──────── DATA PROVIDED

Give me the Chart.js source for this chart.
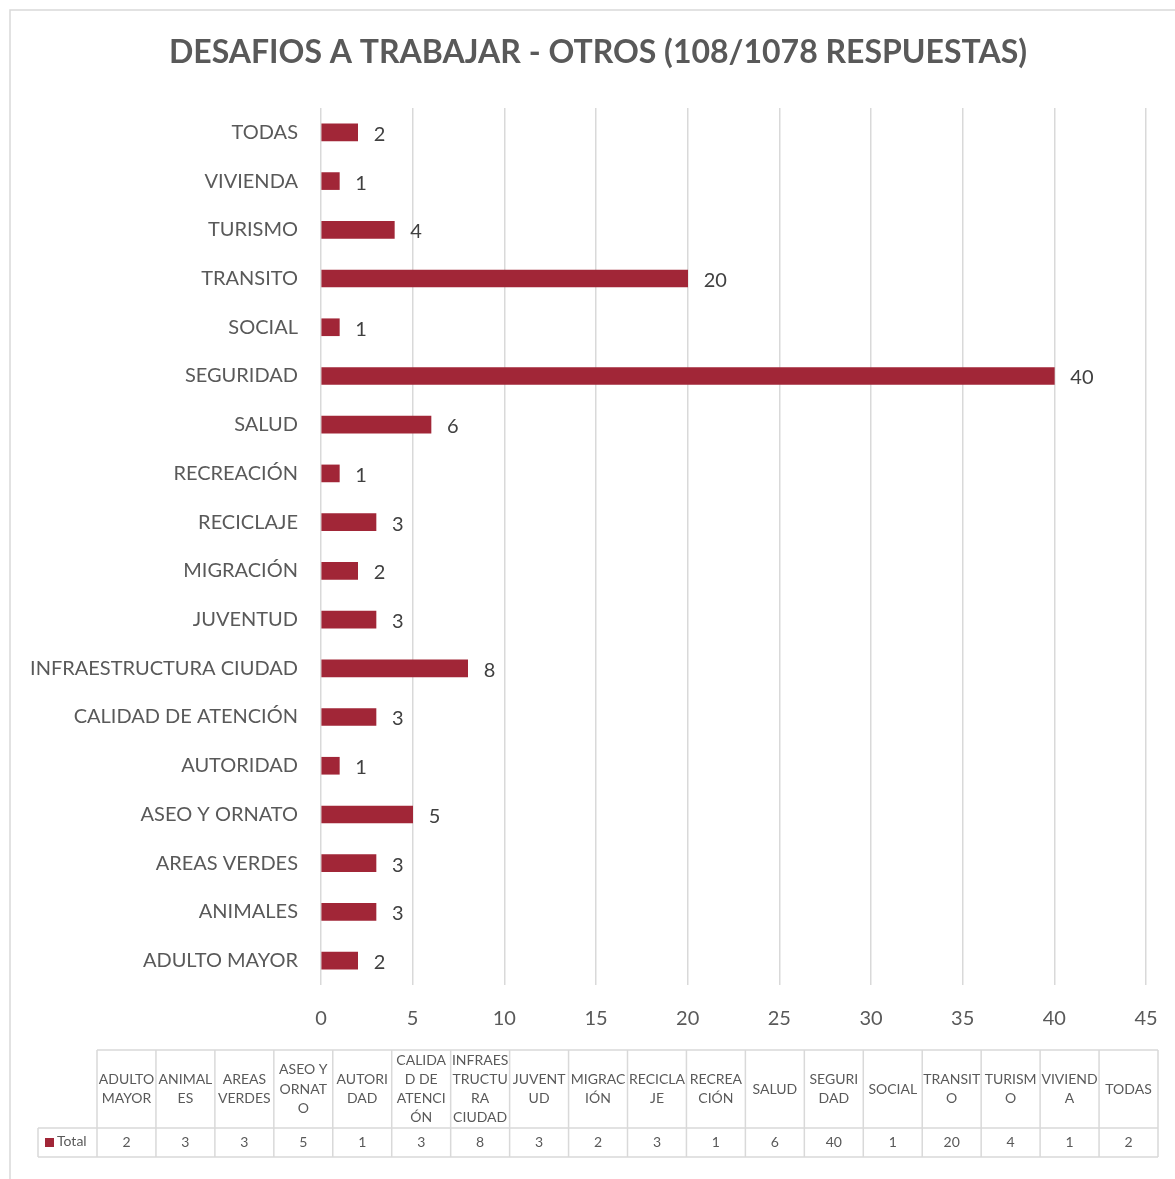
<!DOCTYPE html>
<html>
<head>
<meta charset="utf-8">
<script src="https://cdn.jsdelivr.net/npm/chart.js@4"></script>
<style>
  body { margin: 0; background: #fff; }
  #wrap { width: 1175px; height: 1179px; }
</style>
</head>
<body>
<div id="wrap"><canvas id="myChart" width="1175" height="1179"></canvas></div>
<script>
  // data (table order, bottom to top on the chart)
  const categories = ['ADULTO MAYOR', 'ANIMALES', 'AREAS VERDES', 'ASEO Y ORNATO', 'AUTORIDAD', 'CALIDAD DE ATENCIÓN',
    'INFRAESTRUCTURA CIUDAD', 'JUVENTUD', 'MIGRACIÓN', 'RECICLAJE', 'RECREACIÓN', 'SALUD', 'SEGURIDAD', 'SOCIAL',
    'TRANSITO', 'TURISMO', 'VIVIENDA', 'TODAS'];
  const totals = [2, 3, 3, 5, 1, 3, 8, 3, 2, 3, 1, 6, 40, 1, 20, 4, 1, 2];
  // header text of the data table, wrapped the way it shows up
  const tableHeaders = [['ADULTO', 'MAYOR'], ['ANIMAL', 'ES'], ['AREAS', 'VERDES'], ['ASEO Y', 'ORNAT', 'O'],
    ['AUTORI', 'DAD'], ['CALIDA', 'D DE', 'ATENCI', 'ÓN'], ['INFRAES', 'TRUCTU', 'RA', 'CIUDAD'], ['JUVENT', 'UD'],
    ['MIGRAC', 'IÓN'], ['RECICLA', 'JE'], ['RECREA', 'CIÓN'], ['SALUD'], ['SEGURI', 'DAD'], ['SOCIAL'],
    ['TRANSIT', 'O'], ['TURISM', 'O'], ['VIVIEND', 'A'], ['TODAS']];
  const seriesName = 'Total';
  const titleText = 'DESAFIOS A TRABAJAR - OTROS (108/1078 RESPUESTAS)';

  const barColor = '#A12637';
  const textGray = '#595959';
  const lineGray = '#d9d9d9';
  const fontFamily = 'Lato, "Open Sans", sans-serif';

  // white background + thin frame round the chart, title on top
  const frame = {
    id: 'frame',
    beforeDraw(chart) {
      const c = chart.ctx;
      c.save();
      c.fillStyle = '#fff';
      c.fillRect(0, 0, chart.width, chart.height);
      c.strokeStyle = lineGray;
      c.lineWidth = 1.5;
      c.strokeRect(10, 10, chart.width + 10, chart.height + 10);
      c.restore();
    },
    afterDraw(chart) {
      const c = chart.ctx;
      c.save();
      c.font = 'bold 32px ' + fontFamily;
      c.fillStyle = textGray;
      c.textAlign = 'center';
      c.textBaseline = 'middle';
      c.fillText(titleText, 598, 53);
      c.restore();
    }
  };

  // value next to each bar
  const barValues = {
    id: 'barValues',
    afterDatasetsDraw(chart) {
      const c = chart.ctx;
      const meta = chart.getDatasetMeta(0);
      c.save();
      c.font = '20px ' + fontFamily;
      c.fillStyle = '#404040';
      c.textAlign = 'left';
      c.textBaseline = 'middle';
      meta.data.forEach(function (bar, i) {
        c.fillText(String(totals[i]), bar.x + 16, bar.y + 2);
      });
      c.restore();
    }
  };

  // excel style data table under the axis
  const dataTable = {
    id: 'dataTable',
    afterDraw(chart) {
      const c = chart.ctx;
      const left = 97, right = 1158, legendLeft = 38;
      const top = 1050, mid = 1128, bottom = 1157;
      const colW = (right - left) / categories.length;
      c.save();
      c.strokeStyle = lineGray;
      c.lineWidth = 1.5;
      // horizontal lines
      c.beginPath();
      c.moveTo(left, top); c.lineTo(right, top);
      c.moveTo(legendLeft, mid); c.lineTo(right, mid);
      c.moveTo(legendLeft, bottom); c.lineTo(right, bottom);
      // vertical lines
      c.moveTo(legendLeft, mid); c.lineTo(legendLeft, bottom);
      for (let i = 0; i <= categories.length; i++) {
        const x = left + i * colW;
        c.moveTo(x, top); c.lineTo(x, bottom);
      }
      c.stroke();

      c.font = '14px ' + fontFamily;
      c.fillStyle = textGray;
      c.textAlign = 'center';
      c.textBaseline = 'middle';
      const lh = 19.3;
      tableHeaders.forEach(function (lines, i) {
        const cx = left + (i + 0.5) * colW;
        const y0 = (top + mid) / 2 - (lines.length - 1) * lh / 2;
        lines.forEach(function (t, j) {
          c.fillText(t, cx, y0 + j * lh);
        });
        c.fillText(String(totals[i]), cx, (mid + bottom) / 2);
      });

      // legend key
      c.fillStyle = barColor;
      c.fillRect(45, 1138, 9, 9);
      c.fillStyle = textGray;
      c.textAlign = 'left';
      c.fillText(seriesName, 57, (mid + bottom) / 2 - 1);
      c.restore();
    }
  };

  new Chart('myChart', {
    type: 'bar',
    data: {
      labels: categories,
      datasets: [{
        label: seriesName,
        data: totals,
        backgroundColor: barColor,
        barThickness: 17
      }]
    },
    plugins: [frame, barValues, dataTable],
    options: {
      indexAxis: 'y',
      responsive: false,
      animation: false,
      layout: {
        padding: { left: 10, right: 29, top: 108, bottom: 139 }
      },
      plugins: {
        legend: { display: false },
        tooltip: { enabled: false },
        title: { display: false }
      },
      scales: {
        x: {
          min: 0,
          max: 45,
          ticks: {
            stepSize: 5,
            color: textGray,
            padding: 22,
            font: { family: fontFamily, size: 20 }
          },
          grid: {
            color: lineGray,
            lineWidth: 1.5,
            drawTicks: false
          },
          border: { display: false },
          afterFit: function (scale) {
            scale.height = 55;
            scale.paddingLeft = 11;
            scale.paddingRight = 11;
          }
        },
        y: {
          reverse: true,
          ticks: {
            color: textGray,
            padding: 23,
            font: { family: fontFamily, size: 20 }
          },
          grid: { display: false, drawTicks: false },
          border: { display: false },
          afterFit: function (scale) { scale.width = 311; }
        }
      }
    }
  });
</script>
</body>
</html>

────────────────

■ WHAT YOU WILL DO
Quote all the lines above exactly as given. Do not include the pictures.

■ WORKED SOLUTION
Give me the Chart.js source for this chart.
<!DOCTYPE html>
<html>
<head>
<meta charset="utf-8">
<script src="https://cdn.jsdelivr.net/npm/chart.js@4"></script>
<style>
  body { margin: 0; background: #fff; }
  #wrap { width: 1175px; height: 1179px; }
</style>
</head>
<body>
<div id="wrap"><canvas id="myChart" width="1175" height="1179"></canvas></div>
<script>
  // data (table order, bottom to top on the chart)
  const categories = ['ADULTO MAYOR', 'ANIMALES', 'AREAS VERDES', 'ASEO Y ORNATO', 'AUTORIDAD', 'CALIDAD DE ATENCIÓN',
    'INFRAESTRUCTURA CIUDAD', 'JUVENTUD', 'MIGRACIÓN', 'RECICLAJE', 'RECREACIÓN', 'SALUD', 'SEGURIDAD', 'SOCIAL',
    'TRANSITO', 'TURISMO', 'VIVIENDA', 'TODAS'];
  const totals = [2, 3, 3, 5, 1, 3, 8, 3, 2, 3, 1, 6, 40, 1, 20, 4, 1, 2];
  // header text of the data table, wrapped the way it shows up
  const tableHeaders = [['ADULTO', 'MAYOR'], ['ANIMAL', 'ES'], ['AREAS', 'VERDES'], ['ASEO Y', 'ORNAT', 'O'],
    ['AUTORI', 'DAD'], ['CALIDA', 'D DE', 'ATENCI', 'ÓN'], ['INFRAES', 'TRUCTU', 'RA', 'CIUDAD'], ['JUVENT', 'UD'],
    ['MIGRAC', 'IÓN'], ['RECICLA', 'JE'], ['RECREA', 'CIÓN'], ['SALUD'], ['SEGURI', 'DAD'], ['SOCIAL'],
    ['TRANSIT', 'O'], ['TURISM', 'O'], ['VIVIEND', 'A'], ['TODAS']];
  const seriesName = 'Total';
  const titleText = 'DESAFIOS A TRABAJAR - OTROS (108/1078 RESPUESTAS)';

  const barColor = '#A12637';
  const textGray = '#595959';
  const lineGray = '#d9d9d9';
  const fontFamily = 'Lato, "Open Sans", sans-serif';

  // white background + thin frame round the chart, title on top
  const frame = {
    id: 'frame',
    beforeDraw(chart) {
      const c = chart.ctx;
      c.save();
      c.fillStyle = '#fff';
      c.fillRect(0, 0, chart.width, chart.height);
      c.strokeStyle = lineGray;
      c.lineWidth = 1.5;
      c.strokeRect(10, 10, chart.width + 10, chart.height + 10);
      c.restore();
    },
    afterDraw(chart) {
      const c = chart.ctx;
      c.save();
      c.font = 'bold 32px ' + fontFamily;
      c.fillStyle = textGray;
      c.textAlign = 'center';
      c.textBaseline = 'middle';
      c.fillText(titleText, 598, 53);
      c.restore();
    }
  };

  // value next to each bar
  const barValues = {
    id: 'barValues',
    afterDatasetsDraw(chart) {
      const c = chart.ctx;
      const meta = chart.getDatasetMeta(0);
      c.save();
      c.font = '20px ' + fontFamily;
      c.fillStyle = '#404040';
      c.textAlign = 'left';
      c.textBaseline = 'middle';
      meta.data.forEach(function (bar, i) {
        c.fillText(String(totals[i]), bar.x + 16, bar.y + 2);
      });
      c.restore();
    }
  };

  // excel style data table under the axis
  const dataTable = {
    id: 'dataTable',
    afterDraw(chart) {
      const c = chart.ctx;
      const left = 97, right = 1158, legendLeft = 38;
      const top = 1050, mid = 1128, bottom = 1157;
      const colW = (right - left) / categories.length;
      c.save();
      c.strokeStyle = lineGray;
      c.lineWidth = 1.5;
      // horizontal lines
      c.beginPath();
      c.moveTo(left, top); c.lineTo(right, top);
      c.moveTo(legendLeft, mid); c.lineTo(right, mid);
      c.moveTo(legendLeft, bottom); c.lineTo(right, bottom);
      // vertical lines
      c.moveTo(legendLeft, mid); c.lineTo(legendLeft, bottom);
      for (let i = 0; i <= categories.length; i++) {
        const x = left + i * colW;
        c.moveTo(x, top); c.lineTo(x, bottom);
      }
      c.stroke();

      c.font = '14px ' + fontFamily;
      c.fillStyle = textGray;
      c.textAlign = 'center';
      c.textBaseline = 'middle';
      const lh = 19.3;
      tableHeaders.forEach(function (lines, i) {
        const cx = left + (i + 0.5) * colW;
        const y0 = (top + mid) / 2 - (lines.length - 1) * lh / 2;
        lines.forEach(function (t, j) {
          c.fillText(t, cx, y0 + j * lh);
        });
        c.fillText(String(totals[i]), cx, (mid + bottom) / 2);
      });

      // legend key
      c.fillStyle = barColor;
      c.fillRect(45, 1138, 9, 9);
      c.fillStyle = textGray;
      c.textAlign = 'left';
      c.fillText(seriesName, 57, (mid + bottom) / 2 - 1);
      c.restore();
    }
  };

  new Chart('myChart', {
    type: 'bar',
    data: {
      labels: categories,
      datasets: [{
        label: seriesName,
        data: totals,
        backgroundColor: barColor,
        barThickness: 17
      }]
    },
    plugins: [frame, barValues, dataTable],
    options: {
      indexAxis: 'y',
      responsive: false,
      animation: false,
      layout: {
        padding: { left: 10, right: 29, top: 108, bottom: 139 }
      },
      plugins: {
        legend: { display: false },
        tooltip: { enabled: false },
        title: { display: false }
      },
      scales: {
        x: {
          min: 0,
          max: 45,
          ticks: {
            stepSize: 5,
            color: textGray,
            padding: 22,
            font: { family: fontFamily, size: 20 }
          },
          grid: {
            color: lineGray,
            lineWidth: 1.5,
            drawTicks: false
          },
          border: { display: false },
          afterFit: function (scale) {
            scale.height = 55;
            scale.paddingLeft = 11;
            scale.paddingRight = 11;
          }
        },
        y: {
          reverse: true,
          ticks: {
            color: textGray,
            padding: 23,
            font: { family: fontFamily, size: 20 }
          },
          grid: { display: false, drawTicks: false },
          border: { display: false },
          afterFit: function (scale) { scale.width = 311; }
        }
      }
    }
  });
</script>
</body>
</html>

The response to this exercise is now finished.